**SET EXERCISE**. Reproduce nothing but the lines from the start of the material through the line that includes "(d.south |- bar.north);", both ends included, and omit every picture.

**SUPPLIED DATA**.
···

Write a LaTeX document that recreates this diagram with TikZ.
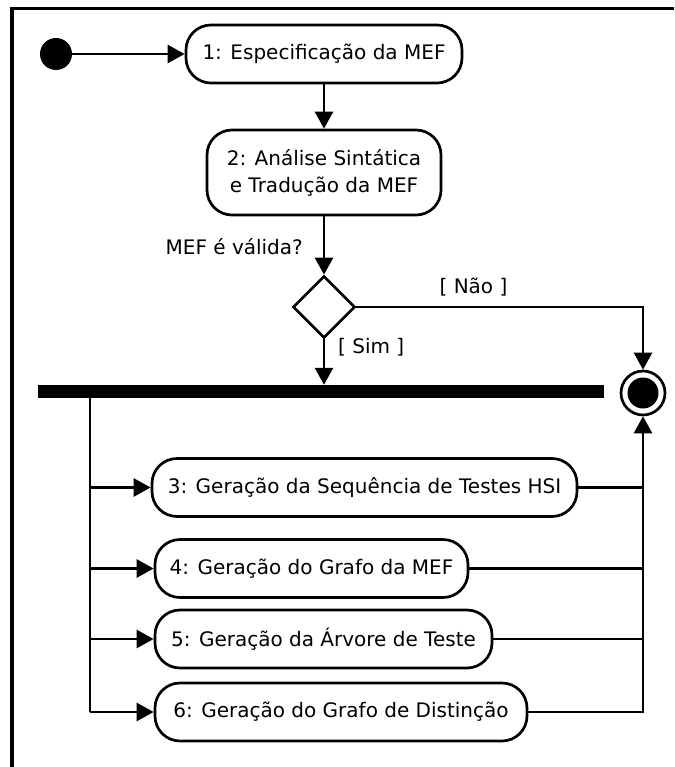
\documentclass[tikz,border=0pt]{standalone}
\usepackage{fontspec}
\setmainfont{DejaVu Sans}
\usetikzlibrary{arrows.meta,shapes.geometric}
\begin{document}
\begin{tikzpicture}[x=1pt,y=-1pt,
  every node/.style={font=\fontsize{20}{27}\selectfont},
  act/.style={draw, line width=2.7pt, rounded corners=25pt, minimum height=58pt,
              inner sep=0pt, align=center},
  lbl/.style={inner sep=0pt},
  arr/.style={line width=2.7pt, -{Triangle[length=17pt,width=18pt]}},
  ln/.style={line width=2.7pt},
]
\useasboundingbox (0,0) rectangle (674,767);
% frame
\draw[line width=3.5pt] (12,767) -- (12,8.5) -- (674,8.5);

% initial and final states
\node[circle, fill, minimum size=32pt, inner sep=0pt] (start) at (56,54) {};
\node[circle, draw, line width=2.7pt, minimum size=44pt, inner sep=0pt] (fin) at (643,393) {};
\node[circle, fill, minimum size=31pt, inner sep=0pt] (fincore) at (fin) {};

% activities
\node[act, minimum width=276pt] (n1) at (324,54) {1: Especificação da MEF};
\node[act, minimum width=234pt, minimum height=85pt] (n2) at (324,172.5)
  {2: Análise Sintática\\e Tradução da MEF};
\node[diamond, draw, line width=2.7pt, minimum size=62pt, inner sep=0pt] (d) at (324,307) {};
\node[fill, inner sep=0pt, minimum width=566pt, minimum height=13pt] (bar) at (321,391.5) {};

\node[act, minimum width=425pt] (n3) at (364.5,487.5) {3: Geração da Sequência de Testes HSI};
\node[act, minimum width=313pt] (n4) at (311.5,568.5) {4: Geração do Grafo da MEF};
\node[act, minimum width=337pt] (n5) at (323.5,639) {5: Geração da Árvore de Teste};
\node[act, minimum width=372pt] (n6) at (341,712) {6: Geração do Grafo de Distinção};

% labels
\node[lbl, anchor=east] (q) at (303,247) {MEF é válida?};
\node[lbl] (nao) at (473.5,287) {[ Não ]};
\node[lbl, anchor=west] (sim) at (338,347) {[ Sim ]};

% helper columns
\coordinate (lft) at (90,0);
\coordinate (rgt) at (643,0);

% control flow
\draw[arr] (start) -- (n1.west);
\draw[arr] (n1.south) -- (n2.north);
\draw[arr] (n2.south) -- (d.north);
\draw[arr] (d.east) -| (fin.north);
\draw[arr] (d.south) -- (d.south |- bar.north);

\draw[ln] (bar.south -| lft) -- (n6.west -| lft);
\draw[arr] (n3.west -| lft) -- (n3.west);
\draw[arr] (n4.west -| lft) -- (n4.west);
\draw[arr] (n5.west -| lft) -- (n5.west);
\draw[arr] (n6.west -| lft) -- (n6.west);

\draw[ln] (n3.east) -- (n3.east -| rgt);
\draw[ln] (n4.east) -- (n4.east -| rgt);
\draw[ln] (n5.east) -- (n5.east -| rgt);
\draw[arr] (n6.east) -| (fin.south);
\end{tikzpicture}
\end{document}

···

**EXPECTED ANSWER**.
Write a LaTeX document that recreates this diagram with TikZ.
\documentclass[tikz,border=0pt]{standalone}
\usepackage{fontspec}
\setmainfont{DejaVu Sans}
\usetikzlibrary{arrows.meta,shapes.geometric}
\begin{document}
\begin{tikzpicture}[x=1pt,y=-1pt,
  every node/.style={font=\fontsize{20}{27}\selectfont},
  act/.style={draw, line width=2.7pt, rounded corners=25pt, minimum height=58pt,
              inner sep=0pt, align=center},
  lbl/.style={inner sep=0pt},
  arr/.style={line width=2.7pt, -{Triangle[length=17pt,width=18pt]}},
  ln/.style={line width=2.7pt},
]
\useasboundingbox (0,0) rectangle (674,767);
% frame
\draw[line width=3.5pt] (12,767) -- (12,8.5) -- (674,8.5);

% initial and final states
\node[circle, fill, minimum size=32pt, inner sep=0pt] (start) at (56,54) {};
\node[circle, draw, line width=2.7pt, minimum size=44pt, inner sep=0pt] (fin) at (643,393) {};
\node[circle, fill, minimum size=31pt, inner sep=0pt] (fincore) at (fin) {};

% activities
\node[act, minimum width=276pt] (n1) at (324,54) {1: Especificação da MEF};
\node[act, minimum width=234pt, minimum height=85pt] (n2) at (324,172.5)
  {2: Análise Sintática\\e Tradução da MEF};
\node[diamond, draw, line width=2.7pt, minimum size=62pt, inner sep=0pt] (d) at (324,307) {};
\node[fill, inner sep=0pt, minimum width=566pt, minimum height=13pt] (bar) at (321,391.5) {};

\node[act, minimum width=425pt] (n3) at (364.5,487.5) {3: Geração da Sequência de Testes HSI};
\node[act, minimum width=313pt] (n4) at (311.5,568.5) {4: Geração do Grafo da MEF};
\node[act, minimum width=337pt] (n5) at (323.5,639) {5: Geração da Árvore de Teste};
\node[act, minimum width=372pt] (n6) at (341,712) {6: Geração do Grafo de Distinção};

% labels
\node[lbl, anchor=east] (q) at (303,247) {MEF é válida?};
\node[lbl] (nao) at (473.5,287) {[ Não ]};
\node[lbl, anchor=west] (sim) at (338,347) {[ Sim ]};

% helper columns
\coordinate (lft) at (90,0);
\coordinate (rgt) at (643,0);

% control flow
\draw[arr] (start) -- (n1.west);
\draw[arr] (n1.south) -- (n2.north);
\draw[arr] (n2.south) -- (d.north);
\draw[arr] (d.east) -| (fin.north);
\draw[arr] (d.south) -- (d.south |- bar.north);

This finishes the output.